RE: find and group similar words with re? - deanhystad - Oct-27-2023

There are lots of matches with a score > 75. My guess is you are not comparing list1 and list2. My guess is you have different lists, and the lists are not ordered like the lists in your example.You probably cannot use zip, but rather need to compare all words in list1 to all words in list2. Like this:
random.shuffle(list2)
scores = [(fuzz.ratio(w1, w2), w1, w2) for w2 in list2 for w1 in list1]
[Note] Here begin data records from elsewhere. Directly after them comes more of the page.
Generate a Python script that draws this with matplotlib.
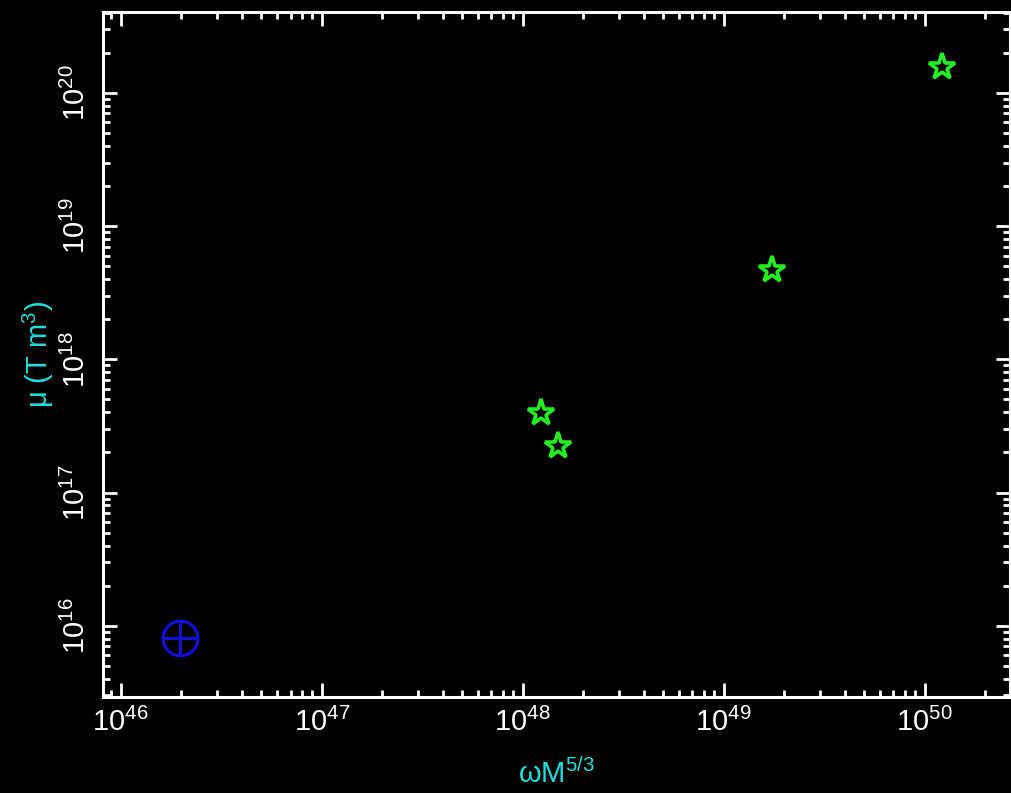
import matplotlib
matplotlib.use("Agg")
import matplotlib.pyplot as plt
from matplotlib.ticker import LogLocator, NullFormatter

# data
STAR_X = [1.24e48, 1.50e48, 1.74e49, 1.22e50]
STAR_Y = [3.97e17, 2.24e17, 4.68e18, 1.57e20]
EARTH_X = [1.98e46]
EARTH_Y = [8.1e15]

CYAN = "#22dede"
GREEN = "#22ee22"
BLUE = "#1010dd"

plt.rcParams["font.family"] = ["Liberation Sans", "DejaVu Sans"]
plt.rcParams["mathtext.default"] = "regular"

fig = plt.figure(figsize=(10.11, 7.93), dpi=100, facecolor="black")
ax = fig.add_axes([0.102, 0.121, 0.897, 0.864], facecolor="black")

ax.set_xscale("log")
ax.set_yscale("log")
ax.set_xlim(8.18e45, 2.66e50)
ax.set_ylim(2.92e15, 4.05e20)

ax.plot(STAR_X, STAR_Y, ls="none", marker="*", ms=20, mfc="none",
        mec=GREEN, mew=2.6)
ax.plot(EARTH_X, EARTH_Y, ls="none", marker="o", ms=25, mfc="none",
        mec=BLUE, mew=2.2)
ax.plot(EARTH_X, EARTH_Y, ls="none", marker="+", ms=25, mec=BLUE, mew=2.2)

for s in ax.spines.values():
    s.set_color("white")
    s.set_linewidth(2.2)

for axis in (ax.xaxis, ax.yaxis):
    axis.set_major_locator(LogLocator(base=10, numticks=20))
    axis.set_minor_locator(LogLocator(base=10, subs=range(2, 10), numticks=50))
    axis.set_minor_formatter(NullFormatter())

ax.tick_params(which="both", direction="in", colors="white", top=True,
               right=True, labelsize=21)
ax.tick_params(which="major", length=10, width=2)
ax.tick_params(which="minor", length=5, width=2)
ax.tick_params(axis="x", pad=8)
ax.tick_params(axis="y", pad=9)
for lab in ax.get_yticklabels():
    lab.set_rotation(90)
    lab.set_va("center")

ax.set_xlabel(r"$\omega M^{5/3}$", color=CYAN, fontsize=21, labelpad=15)
ax.set_ylabel(r"$\mu$ (T m$^3$)", color=CYAN, fontsize=21, labelpad=4)

fig.savefig("out.png", dpi=100, facecolor="black")
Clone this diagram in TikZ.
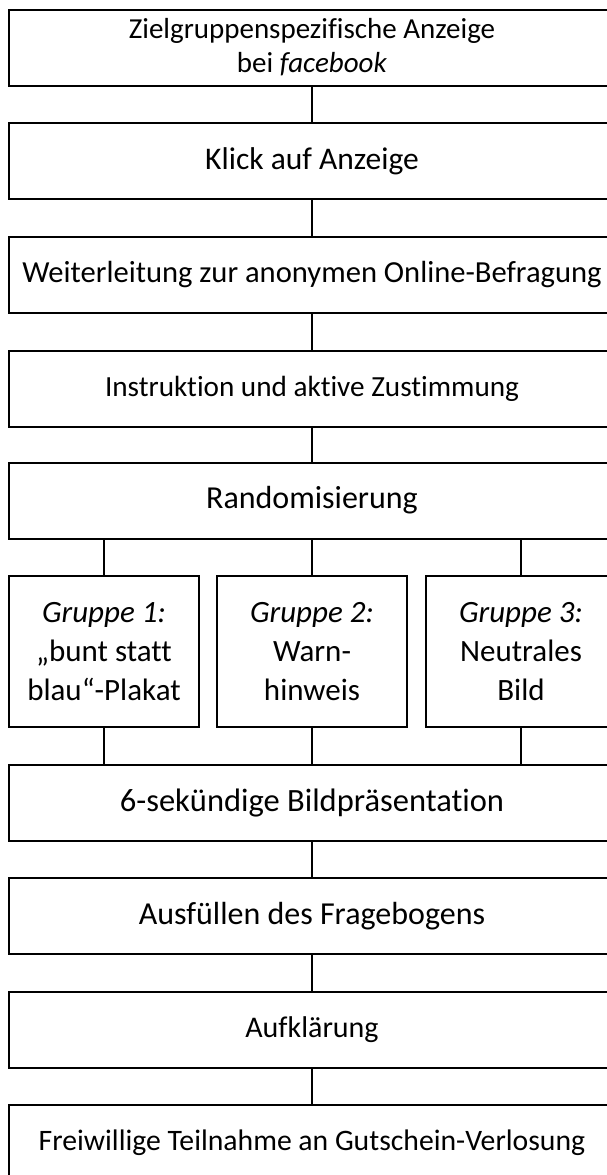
\documentclass[tikz,border=0pt]{standalone}
\usepackage{fontspec}
\setmainfont{Carlito}[Ligatures=NoCommon]
\begin{document}
\begin{tikzpicture}[x=1pt,y=-1pt,
  every node/.style={inner sep=0pt, outer sep=0pt, align=center},
  textsize/.style={font=\fontsize{#1}{38}\selectfont},
  mainbox/.style={draw, line width=2pt, minimum width=606pt, minimum height=76pt},
  groupbox/.style={draw, line width=2pt, minimum width=190pt, minimum height=151pt, font=\fontsize{31}{39}\selectfont},
  link/.style={line width=2pt}]
\useasboundingbox (0,0) rectangle (607,1175);
\clip (0,0) rectangle (607,1175);
\node[mainbox, font=\fontsize{29}{34}\selectfont] (b1) at (312,47.5) {Zielgruppenspezifische Anzeige\\bei \textit{facebook}};
\node[mainbox, textsize=31.5] (b2) at (312,161) {Klick auf Anzeige};
\node[mainbox, textsize=30.6] (b3) at (312,274.5) {Weiterleitung zur anonymen Online-Befragung};
\node[mainbox, textsize=29.2] (b4) at (312,388.5) {Instruktion und aktive Zustimmung};
\node[mainbox, textsize=32] (b5) at (312,500.5) {Randomisierung};
\node[groupbox] (g1) at (104,651.5) {\textit{Gruppe 1:}\\„bunt statt\\blau“-Plakat};
\node[groupbox] (g2) at (312,651.5) {\textit{Gruppe 2:}\\Warn-\\hinweis};
\node[groupbox] (g3) at (521,651.5) {\textit{Gruppe 3:}\\Neutrales\\Bild};
\node[mainbox, textsize=32.5] (b6) at (312,803) {6-sekündige Bildpräsentation};
\node[mainbox, textsize=32] (b7) at (312,916) {Ausfüllen des Fragebogens};
\node[mainbox, textsize=30] (b8) at (312,1029.5) {Aufklärung};
\node[mainbox, textsize=29.7] (b9) at (312,1143) {Freiwillige Teilnahme an Gutschein-Verlosung};
\draw[link] (b1.south) -- (b2.north);
\draw[link] (b2.south) -- (b3.north);
\draw[link] (b3.south) -- (b4.north);
\draw[link] (b4.south) -- (b5.north);
\draw[link] (g1.north |- b5.south) -- (g1.north);
\draw[link] (g2.north |- b5.south) -- (g2.north);
\draw[link] (g3.north |- b5.south) -- (g3.north);
\draw[link] (g1.south) -- (g1.south |- b6.north);
\draw[link] (g2.south) -- (g2.south |- b6.north);
\draw[link] (g3.south) -- (g3.south |- b6.north);
\draw[link] (b6.south) -- (b7.north);
\draw[link] (b7.south) -- (b8.north);
\draw[link] (b8.south) -- (b9.north);
\end{tikzpicture}
\end{document}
print(*sorted(scores, reverse=True)[:30], sep="\n")
Output:
(100, 'Vilzing', 'Vilzing') (100, 'Augsburg II', 'Augsburg II') (100, 'Aubstadt', 'Aubstadt') (95, 'Memmingen', 'Memmingen ') (90, 'Turkgucu Munchen', 'Turkgucu Munich') (88, 'Illertissen', 'FV Illertissen') (80, 'Buchbach', 'TSV Buchbach') (78, ' Bayreuth', 'SpVgg Bayreuth') (74, 'Burghausen', 'Wacker Burghausen') (74, 'Aschaffenburg', 'Viktoria Aschaffenburg') (72, 'Bayern II', 'Bayern Munich II') (71, 'Schweinfurt', '1. FC Schweinfurt 05') (70, 'Ansbach', 'SpVgg Ansbach') (64, 'Nurnberg II', 'Augsburg II')
I saved the match score along with the words and sorted the list. Do something like this to help you set your threshold value.

Matching words like this will never be perfect.